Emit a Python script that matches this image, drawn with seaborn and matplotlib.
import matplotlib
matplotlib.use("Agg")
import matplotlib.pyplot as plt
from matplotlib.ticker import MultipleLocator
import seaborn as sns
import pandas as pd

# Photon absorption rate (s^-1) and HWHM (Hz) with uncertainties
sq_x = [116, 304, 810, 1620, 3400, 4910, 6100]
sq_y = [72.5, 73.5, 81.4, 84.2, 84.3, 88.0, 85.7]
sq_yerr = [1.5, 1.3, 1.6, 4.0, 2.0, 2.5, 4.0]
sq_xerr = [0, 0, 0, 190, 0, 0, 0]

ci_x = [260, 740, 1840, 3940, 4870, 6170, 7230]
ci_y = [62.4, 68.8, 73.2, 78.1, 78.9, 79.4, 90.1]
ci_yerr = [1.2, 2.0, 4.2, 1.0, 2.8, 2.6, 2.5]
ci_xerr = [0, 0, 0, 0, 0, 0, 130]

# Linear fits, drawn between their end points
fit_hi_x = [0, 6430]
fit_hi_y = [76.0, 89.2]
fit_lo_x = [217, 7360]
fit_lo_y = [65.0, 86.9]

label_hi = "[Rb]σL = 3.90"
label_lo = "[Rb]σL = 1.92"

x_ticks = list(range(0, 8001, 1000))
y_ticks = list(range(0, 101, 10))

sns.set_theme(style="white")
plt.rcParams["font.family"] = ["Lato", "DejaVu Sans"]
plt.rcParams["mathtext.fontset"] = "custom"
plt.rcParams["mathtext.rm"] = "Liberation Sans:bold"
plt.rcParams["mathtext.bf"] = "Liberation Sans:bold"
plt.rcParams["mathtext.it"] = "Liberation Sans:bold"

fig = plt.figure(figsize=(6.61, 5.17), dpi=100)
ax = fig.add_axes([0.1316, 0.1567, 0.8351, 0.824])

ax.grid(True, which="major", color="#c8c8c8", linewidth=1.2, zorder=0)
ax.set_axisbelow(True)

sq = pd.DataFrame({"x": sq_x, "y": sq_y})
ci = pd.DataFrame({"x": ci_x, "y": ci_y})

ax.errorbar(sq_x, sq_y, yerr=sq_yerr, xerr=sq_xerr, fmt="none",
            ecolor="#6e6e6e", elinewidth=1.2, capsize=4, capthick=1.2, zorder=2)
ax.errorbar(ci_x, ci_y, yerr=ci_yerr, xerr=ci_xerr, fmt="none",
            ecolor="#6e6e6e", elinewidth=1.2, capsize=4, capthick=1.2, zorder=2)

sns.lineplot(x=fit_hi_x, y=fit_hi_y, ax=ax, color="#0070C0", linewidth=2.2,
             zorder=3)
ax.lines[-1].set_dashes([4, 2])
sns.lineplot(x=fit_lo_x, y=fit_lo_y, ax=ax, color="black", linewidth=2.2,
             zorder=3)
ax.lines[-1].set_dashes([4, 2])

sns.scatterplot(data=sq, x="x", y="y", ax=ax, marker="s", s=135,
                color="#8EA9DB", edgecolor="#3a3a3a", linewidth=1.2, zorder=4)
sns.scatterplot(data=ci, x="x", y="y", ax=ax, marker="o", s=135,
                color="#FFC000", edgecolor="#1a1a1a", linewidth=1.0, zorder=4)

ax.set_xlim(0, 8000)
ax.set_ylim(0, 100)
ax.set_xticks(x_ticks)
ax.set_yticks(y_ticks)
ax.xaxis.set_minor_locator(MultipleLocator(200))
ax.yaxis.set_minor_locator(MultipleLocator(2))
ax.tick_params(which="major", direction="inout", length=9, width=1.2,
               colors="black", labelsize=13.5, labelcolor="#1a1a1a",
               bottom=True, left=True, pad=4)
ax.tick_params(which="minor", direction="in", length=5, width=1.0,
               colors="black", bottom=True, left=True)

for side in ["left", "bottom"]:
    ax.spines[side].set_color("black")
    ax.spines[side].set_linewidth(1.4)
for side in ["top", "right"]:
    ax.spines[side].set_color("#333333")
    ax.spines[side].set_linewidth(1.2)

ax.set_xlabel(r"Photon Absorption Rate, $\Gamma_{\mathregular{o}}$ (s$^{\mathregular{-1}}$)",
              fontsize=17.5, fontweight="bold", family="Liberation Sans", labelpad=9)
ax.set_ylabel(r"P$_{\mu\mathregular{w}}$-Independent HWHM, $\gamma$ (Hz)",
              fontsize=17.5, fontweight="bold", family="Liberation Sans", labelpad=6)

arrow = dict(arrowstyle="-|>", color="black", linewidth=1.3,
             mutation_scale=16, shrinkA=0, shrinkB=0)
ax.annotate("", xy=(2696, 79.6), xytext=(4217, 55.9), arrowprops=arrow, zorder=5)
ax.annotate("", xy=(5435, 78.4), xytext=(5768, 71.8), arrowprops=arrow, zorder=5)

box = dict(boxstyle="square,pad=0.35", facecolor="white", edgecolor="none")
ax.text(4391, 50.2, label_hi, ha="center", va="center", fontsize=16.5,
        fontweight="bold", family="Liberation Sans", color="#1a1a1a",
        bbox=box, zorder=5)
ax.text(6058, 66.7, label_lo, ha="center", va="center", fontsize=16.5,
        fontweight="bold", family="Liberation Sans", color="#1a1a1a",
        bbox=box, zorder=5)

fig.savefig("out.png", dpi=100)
==============================
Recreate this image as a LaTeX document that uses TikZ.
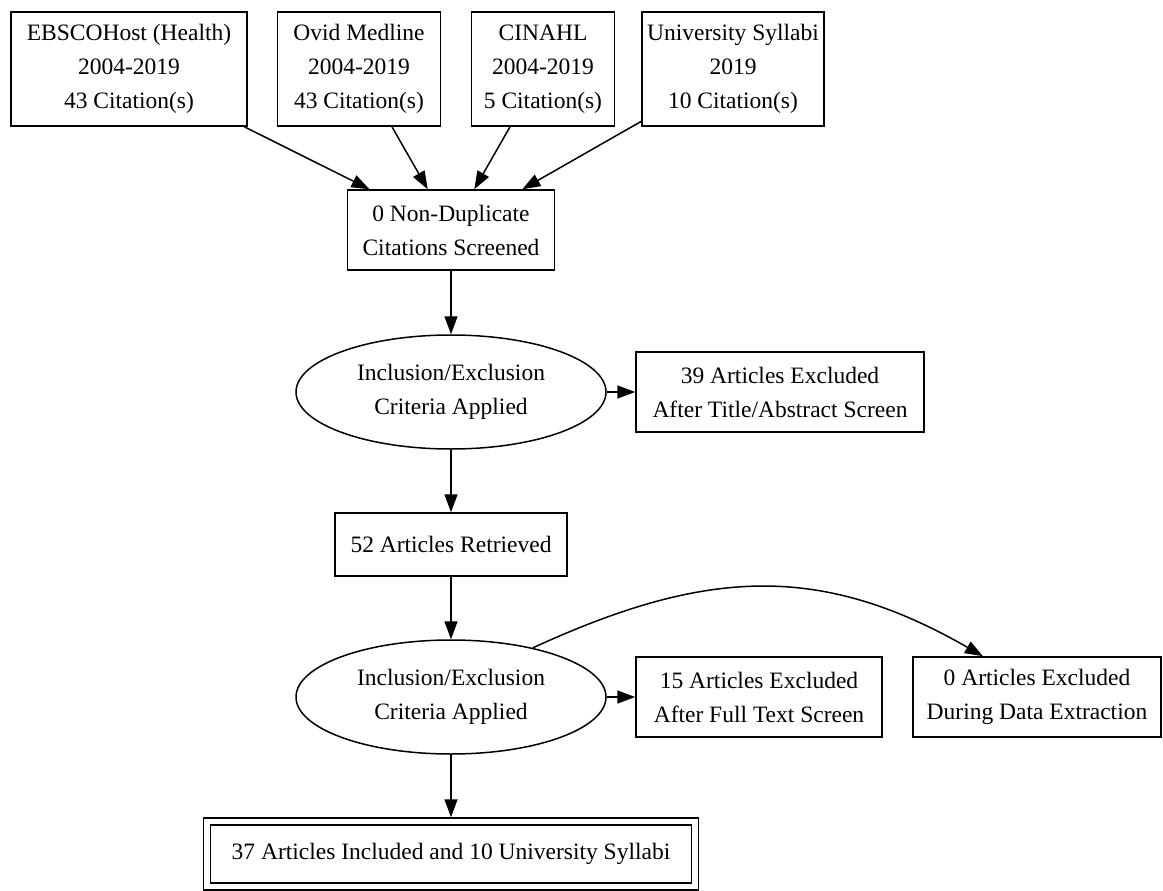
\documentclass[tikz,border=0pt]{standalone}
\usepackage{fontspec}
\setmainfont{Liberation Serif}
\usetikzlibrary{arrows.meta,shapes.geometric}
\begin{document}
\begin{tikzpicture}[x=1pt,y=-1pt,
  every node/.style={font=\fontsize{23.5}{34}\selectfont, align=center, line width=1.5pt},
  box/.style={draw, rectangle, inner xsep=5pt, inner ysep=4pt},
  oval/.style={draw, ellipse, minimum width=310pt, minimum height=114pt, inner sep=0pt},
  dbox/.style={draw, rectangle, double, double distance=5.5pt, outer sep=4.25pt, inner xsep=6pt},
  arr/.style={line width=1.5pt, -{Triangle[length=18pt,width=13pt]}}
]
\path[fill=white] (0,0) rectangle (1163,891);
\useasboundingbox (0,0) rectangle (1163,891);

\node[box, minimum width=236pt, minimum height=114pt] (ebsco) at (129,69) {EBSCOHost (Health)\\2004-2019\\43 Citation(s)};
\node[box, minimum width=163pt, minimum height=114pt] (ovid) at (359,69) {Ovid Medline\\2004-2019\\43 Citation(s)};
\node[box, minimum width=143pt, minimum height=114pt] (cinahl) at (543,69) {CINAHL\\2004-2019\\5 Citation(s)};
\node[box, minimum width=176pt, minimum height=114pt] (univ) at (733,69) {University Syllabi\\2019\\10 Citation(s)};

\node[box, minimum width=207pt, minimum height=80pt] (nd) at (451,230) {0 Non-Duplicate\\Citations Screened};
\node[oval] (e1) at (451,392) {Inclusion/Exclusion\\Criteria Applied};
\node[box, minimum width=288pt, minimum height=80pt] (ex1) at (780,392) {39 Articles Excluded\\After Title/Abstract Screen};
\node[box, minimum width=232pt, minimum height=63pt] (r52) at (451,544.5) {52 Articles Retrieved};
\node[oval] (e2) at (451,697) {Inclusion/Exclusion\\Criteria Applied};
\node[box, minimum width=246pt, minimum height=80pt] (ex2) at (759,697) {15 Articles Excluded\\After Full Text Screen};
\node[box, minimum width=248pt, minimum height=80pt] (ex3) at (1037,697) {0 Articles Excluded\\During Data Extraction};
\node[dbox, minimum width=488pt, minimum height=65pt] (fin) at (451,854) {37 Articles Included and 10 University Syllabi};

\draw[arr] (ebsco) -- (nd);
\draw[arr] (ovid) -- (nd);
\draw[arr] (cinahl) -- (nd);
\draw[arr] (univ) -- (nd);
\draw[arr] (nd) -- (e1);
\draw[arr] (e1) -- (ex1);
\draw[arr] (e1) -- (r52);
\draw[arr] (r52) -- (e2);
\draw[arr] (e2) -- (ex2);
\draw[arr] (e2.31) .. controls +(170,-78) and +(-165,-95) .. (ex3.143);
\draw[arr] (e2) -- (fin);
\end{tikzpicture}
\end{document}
==============================
Taking the material above, extract exactly and only the lines from the line with "Emit a Python" to the line with "sq_xerr = [0, 0, 0, 190, 0, 0, 0]", inclusive of both.

Emit a Python script that matches this image, drawn with seaborn and matplotlib.
import matplotlib
matplotlib.use("Agg")
import matplotlib.pyplot as plt
from matplotlib.ticker import MultipleLocator
import seaborn as sns
import pandas as pd

# Photon absorption rate (s^-1) and HWHM (Hz) with uncertainties
sq_x = [116, 304, 810, 1620, 3400, 4910, 6100]
sq_y = [72.5, 73.5, 81.4, 84.2, 84.3, 88.0, 85.7]
sq_yerr = [1.5, 1.3, 1.6, 4.0, 2.0, 2.5, 4.0]
sq_xerr = [0, 0, 0, 190, 0, 0, 0]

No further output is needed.